_WHAT YOU NEED TO DO_. Exactly the lines from the line with "Write a Python" to the line with "ax.set_axisbelow(True)" should be extracted, both included, with no other lines.

_DATA_.
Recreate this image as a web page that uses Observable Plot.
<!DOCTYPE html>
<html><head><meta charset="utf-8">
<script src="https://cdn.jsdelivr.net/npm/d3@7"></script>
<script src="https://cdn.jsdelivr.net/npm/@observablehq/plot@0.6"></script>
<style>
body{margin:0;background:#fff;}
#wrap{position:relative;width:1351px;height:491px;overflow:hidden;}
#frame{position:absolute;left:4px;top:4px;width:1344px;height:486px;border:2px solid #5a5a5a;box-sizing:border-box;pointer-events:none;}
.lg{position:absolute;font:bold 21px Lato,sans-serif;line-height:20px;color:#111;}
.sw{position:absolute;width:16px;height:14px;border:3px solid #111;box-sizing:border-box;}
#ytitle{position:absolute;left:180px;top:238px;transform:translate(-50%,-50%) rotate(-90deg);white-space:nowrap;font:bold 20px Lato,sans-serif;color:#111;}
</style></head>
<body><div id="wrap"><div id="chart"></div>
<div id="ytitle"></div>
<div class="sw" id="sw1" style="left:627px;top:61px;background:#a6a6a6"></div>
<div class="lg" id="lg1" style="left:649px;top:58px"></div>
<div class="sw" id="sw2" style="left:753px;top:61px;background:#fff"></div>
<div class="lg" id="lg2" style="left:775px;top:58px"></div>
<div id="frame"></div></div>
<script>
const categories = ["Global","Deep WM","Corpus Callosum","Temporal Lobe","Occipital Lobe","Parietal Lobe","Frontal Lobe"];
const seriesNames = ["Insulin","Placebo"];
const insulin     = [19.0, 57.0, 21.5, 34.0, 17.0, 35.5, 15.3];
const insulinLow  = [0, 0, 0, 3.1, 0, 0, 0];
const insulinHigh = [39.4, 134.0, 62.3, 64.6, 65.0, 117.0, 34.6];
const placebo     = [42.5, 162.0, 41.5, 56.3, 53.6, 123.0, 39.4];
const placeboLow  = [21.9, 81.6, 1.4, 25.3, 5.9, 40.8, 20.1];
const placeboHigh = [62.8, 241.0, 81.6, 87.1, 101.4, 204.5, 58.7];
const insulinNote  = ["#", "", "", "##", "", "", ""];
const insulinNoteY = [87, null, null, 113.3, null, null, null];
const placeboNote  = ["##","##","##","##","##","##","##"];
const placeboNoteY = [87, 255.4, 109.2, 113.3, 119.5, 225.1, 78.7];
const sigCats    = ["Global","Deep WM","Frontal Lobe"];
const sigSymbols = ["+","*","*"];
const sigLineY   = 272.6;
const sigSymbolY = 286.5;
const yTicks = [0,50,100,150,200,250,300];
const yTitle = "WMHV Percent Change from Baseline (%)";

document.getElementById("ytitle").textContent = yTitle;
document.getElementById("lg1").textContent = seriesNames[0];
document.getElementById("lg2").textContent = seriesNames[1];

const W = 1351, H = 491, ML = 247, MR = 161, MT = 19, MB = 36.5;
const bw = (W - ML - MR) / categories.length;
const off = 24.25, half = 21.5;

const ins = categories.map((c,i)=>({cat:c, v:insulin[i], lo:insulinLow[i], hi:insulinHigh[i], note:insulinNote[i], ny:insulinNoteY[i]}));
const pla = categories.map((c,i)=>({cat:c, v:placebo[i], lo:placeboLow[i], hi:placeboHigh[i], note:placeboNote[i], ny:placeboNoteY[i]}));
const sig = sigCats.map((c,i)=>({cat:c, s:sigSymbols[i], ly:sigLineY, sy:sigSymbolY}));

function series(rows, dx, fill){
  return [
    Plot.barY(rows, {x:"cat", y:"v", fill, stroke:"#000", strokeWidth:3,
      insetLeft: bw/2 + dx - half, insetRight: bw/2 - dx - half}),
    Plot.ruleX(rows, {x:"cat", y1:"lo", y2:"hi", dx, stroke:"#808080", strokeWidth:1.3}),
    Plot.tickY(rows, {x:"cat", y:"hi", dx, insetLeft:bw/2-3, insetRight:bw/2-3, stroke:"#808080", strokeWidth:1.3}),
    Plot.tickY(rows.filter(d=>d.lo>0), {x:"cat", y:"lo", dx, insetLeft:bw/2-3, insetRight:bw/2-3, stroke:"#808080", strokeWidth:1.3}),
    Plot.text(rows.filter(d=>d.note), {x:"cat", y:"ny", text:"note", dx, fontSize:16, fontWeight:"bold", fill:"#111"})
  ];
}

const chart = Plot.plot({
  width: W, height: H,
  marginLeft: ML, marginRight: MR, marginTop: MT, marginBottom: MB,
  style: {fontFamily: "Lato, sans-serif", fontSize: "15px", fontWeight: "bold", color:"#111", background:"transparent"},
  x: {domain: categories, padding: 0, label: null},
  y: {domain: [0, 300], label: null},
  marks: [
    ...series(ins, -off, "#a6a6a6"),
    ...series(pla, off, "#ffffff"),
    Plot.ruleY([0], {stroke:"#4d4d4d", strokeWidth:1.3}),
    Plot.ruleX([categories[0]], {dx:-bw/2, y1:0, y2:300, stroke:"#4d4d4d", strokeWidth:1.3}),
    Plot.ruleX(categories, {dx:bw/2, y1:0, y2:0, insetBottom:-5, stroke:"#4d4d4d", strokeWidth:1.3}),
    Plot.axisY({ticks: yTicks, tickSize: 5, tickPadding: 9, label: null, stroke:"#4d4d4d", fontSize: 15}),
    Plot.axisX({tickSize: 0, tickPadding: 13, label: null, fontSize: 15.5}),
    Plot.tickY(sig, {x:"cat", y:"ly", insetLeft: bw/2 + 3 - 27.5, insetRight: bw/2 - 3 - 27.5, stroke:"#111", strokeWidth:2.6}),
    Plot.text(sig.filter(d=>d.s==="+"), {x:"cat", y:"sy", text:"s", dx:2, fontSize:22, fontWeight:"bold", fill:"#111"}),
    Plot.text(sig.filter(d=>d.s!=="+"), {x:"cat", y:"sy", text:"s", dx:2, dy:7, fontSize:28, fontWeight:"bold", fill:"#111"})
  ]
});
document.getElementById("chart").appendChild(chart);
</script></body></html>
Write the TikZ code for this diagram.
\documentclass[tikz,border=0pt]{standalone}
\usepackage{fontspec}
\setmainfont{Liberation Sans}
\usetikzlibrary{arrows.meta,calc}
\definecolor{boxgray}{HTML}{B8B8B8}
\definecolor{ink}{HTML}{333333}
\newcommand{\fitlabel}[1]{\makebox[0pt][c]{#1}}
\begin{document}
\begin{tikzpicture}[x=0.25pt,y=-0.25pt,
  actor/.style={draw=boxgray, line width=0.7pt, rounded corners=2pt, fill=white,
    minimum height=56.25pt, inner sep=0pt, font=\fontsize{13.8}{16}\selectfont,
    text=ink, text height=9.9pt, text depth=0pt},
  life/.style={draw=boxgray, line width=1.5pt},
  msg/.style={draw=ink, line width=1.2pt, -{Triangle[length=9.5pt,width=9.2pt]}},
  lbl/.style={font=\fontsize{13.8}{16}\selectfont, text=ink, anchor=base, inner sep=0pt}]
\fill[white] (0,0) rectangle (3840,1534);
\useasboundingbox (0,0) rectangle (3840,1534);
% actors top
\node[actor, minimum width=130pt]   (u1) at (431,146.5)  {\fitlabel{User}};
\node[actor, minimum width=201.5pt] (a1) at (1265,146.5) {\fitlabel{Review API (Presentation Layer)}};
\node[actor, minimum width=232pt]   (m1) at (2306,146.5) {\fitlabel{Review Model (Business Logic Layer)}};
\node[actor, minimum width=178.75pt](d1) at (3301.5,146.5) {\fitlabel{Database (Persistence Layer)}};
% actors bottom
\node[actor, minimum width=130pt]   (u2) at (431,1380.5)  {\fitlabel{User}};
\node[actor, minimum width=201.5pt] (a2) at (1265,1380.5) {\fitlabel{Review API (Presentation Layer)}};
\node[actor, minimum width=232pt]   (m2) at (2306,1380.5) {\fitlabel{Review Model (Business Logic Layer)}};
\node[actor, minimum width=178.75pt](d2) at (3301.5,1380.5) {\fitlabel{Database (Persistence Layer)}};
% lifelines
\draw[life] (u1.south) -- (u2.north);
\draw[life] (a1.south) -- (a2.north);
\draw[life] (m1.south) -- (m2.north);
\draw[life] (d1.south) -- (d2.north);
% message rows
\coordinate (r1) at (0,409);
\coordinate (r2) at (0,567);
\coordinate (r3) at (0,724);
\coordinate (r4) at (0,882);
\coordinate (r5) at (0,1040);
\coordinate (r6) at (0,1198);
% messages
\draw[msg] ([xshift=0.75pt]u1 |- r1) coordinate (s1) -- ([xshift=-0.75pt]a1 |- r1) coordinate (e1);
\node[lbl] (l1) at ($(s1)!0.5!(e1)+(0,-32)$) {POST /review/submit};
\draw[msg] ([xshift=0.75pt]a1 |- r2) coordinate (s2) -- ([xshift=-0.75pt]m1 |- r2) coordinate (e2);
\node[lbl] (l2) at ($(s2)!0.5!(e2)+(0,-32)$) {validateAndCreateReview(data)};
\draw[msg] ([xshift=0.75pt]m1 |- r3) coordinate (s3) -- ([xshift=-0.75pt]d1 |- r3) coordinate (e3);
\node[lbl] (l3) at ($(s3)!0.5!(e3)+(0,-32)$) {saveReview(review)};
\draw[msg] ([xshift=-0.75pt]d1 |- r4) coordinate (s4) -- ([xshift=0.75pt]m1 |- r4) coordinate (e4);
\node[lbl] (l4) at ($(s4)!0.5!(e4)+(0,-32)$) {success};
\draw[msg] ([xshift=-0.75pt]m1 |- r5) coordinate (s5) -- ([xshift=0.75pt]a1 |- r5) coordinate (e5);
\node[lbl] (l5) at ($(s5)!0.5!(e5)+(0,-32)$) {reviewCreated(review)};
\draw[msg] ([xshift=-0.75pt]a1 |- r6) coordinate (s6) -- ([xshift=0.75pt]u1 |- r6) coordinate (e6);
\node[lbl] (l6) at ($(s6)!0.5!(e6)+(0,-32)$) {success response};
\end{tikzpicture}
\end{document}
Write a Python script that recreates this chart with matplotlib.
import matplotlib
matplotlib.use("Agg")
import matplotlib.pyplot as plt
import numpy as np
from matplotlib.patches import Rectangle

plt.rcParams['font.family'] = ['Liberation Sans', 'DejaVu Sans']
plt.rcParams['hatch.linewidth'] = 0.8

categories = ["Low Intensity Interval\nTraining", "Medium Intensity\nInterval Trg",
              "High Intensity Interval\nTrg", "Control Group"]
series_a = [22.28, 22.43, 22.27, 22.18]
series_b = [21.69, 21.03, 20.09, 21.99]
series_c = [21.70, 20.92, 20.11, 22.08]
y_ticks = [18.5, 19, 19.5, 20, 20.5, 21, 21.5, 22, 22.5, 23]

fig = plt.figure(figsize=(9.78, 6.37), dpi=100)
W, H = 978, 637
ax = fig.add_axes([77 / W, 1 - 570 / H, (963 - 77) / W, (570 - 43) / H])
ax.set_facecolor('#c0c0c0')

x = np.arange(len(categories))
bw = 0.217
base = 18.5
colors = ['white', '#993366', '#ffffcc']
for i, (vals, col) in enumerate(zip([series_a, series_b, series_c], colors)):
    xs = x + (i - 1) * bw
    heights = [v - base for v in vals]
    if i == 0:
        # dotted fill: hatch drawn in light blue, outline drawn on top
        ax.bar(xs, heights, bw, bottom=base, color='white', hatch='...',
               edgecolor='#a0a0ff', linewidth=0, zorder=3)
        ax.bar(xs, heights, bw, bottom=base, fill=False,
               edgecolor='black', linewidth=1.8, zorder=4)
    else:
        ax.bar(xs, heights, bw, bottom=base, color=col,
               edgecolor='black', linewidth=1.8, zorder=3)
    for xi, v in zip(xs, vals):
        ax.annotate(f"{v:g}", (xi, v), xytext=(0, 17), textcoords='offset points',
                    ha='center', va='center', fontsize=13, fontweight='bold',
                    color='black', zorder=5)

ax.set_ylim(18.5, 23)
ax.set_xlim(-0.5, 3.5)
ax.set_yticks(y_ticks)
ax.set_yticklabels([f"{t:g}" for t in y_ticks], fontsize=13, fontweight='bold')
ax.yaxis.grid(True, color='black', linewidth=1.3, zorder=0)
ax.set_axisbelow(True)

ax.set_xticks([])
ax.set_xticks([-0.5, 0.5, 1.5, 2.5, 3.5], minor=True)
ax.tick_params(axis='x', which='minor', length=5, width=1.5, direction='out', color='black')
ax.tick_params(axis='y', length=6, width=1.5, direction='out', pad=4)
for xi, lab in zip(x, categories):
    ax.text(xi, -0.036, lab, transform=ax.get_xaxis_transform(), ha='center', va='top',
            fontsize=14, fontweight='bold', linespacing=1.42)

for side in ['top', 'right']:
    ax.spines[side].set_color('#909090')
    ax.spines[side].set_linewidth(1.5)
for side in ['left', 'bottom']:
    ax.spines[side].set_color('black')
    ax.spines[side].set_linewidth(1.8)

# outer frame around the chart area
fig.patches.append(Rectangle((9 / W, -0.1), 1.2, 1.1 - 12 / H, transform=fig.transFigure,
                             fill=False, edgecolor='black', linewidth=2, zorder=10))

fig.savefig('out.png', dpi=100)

_REPLY_.
Write a Python script that recreates this chart with matplotlib.
import matplotlib
matplotlib.use("Agg")
import matplotlib.pyplot as plt
import numpy as np
from matplotlib.patches import Rectangle

plt.rcParams['font.family'] = ['Liberation Sans', 'DejaVu Sans']
plt.rcParams['hatch.linewidth'] = 0.8

categories = ["Low Intensity Interval\nTraining", "Medium Intensity\nInterval Trg",
              "High Intensity Interval\nTrg", "Control Group"]
series_a = [22.28, 22.43, 22.27, 22.18]
series_b = [21.69, 21.03, 20.09, 21.99]
series_c = [21.70, 20.92, 20.11, 22.08]
y_ticks = [18.5, 19, 19.5, 20, 20.5, 21, 21.5, 22, 22.5, 23]

fig = plt.figure(figsize=(9.78, 6.37), dpi=100)
W, H = 978, 637
ax = fig.add_axes([77 / W, 1 - 570 / H, (963 - 77) / W, (570 - 43) / H])
ax.set_facecolor('#c0c0c0')

x = np.arange(len(categories))
bw = 0.217
base = 18.5
colors = ['white', '#993366', '#ffffcc']
for i, (vals, col) in enumerate(zip([series_a, series_b, series_c], colors)):
    xs = x + (i - 1) * bw
    heights = [v - base for v in vals]
    if i == 0:
        # dotted fill: hatch drawn in light blue, outline drawn on top
        ax.bar(xs, heights, bw, bottom=base, color='white', hatch='...',
               edgecolor='#a0a0ff', linewidth=0, zorder=3)
        ax.bar(xs, heights, bw, bottom=base, fill=False,
               edgecolor='black', linewidth=1.8, zorder=4)
    else:
        ax.bar(xs, heights, bw, bottom=base, color=col,
               edgecolor='black', linewidth=1.8, zorder=3)
    for xi, v in zip(xs, vals):
        ax.annotate(f"{v:g}", (xi, v), xytext=(0, 17), textcoords='offset points',
                    ha='center', va='center', fontsize=13, fontweight='bold',
                    color='black', zorder=5)

ax.set_ylim(18.5, 23)
ax.set_xlim(-0.5, 3.5)
ax.set_yticks(y_ticks)
ax.set_yticklabels([f"{t:g}" for t in y_ticks], fontsize=13, fontweight='bold')
ax.yaxis.grid(True, color='black', linewidth=1.3, zorder=0)
ax.set_axisbelow(True)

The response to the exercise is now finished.